Twitter’s 1% convertibles due 2021, or the B tranche, were seen at 92.25 versus the same stock price, and that also represented a contraction on swap of about 0.25 point to 0.5 point, the trader said.

Most recently, shares were down $5.38 or 11%, at $43.18.

“The As are outperforming the Bs on swap,” the trader said, but both were down compared to Monday’s close, he said.

Twitter reported average monthly active users of 284 million, which grew at a slower 23% pace, and timeline views per user fell 7%.

Meanwhile, the company reported a net loss for the third quarter of $175 million, or 29 cents per share. Excluding one-time items, the loss was $7 million, or a penny, which was in line with expectations.

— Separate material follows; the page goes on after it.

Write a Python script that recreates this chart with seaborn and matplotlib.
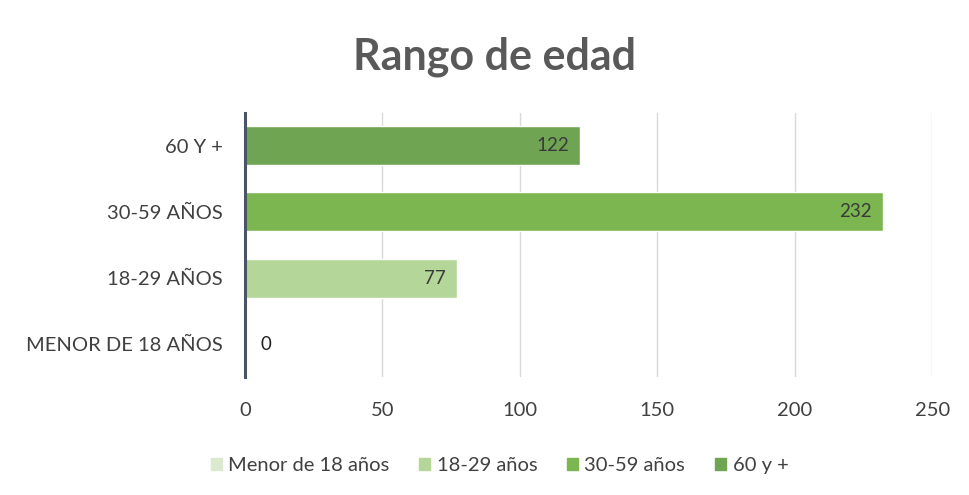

Revenue was up at $361 million, which was better than expectations.

Looking ahead, revenue is projected to be $440 million to $450 million for the fourth quarter. Adjusted EBITDA is expected to be between $100 million and $105 million. Full-year revenue is expected to be $1,365,000,000 to $1,375,000,000, and adjusted EBITDA was projected to be in the range of $260 million to $265 million.

Twitter priced the $1.89 billion, dual-tranche convertible offering last month. It came with a 47.5% premium and was priced via joint bookrunners Morgan Stanley & Co. LLC, Goldman Sachs & Co. and J.P. Morgan Securities LLC.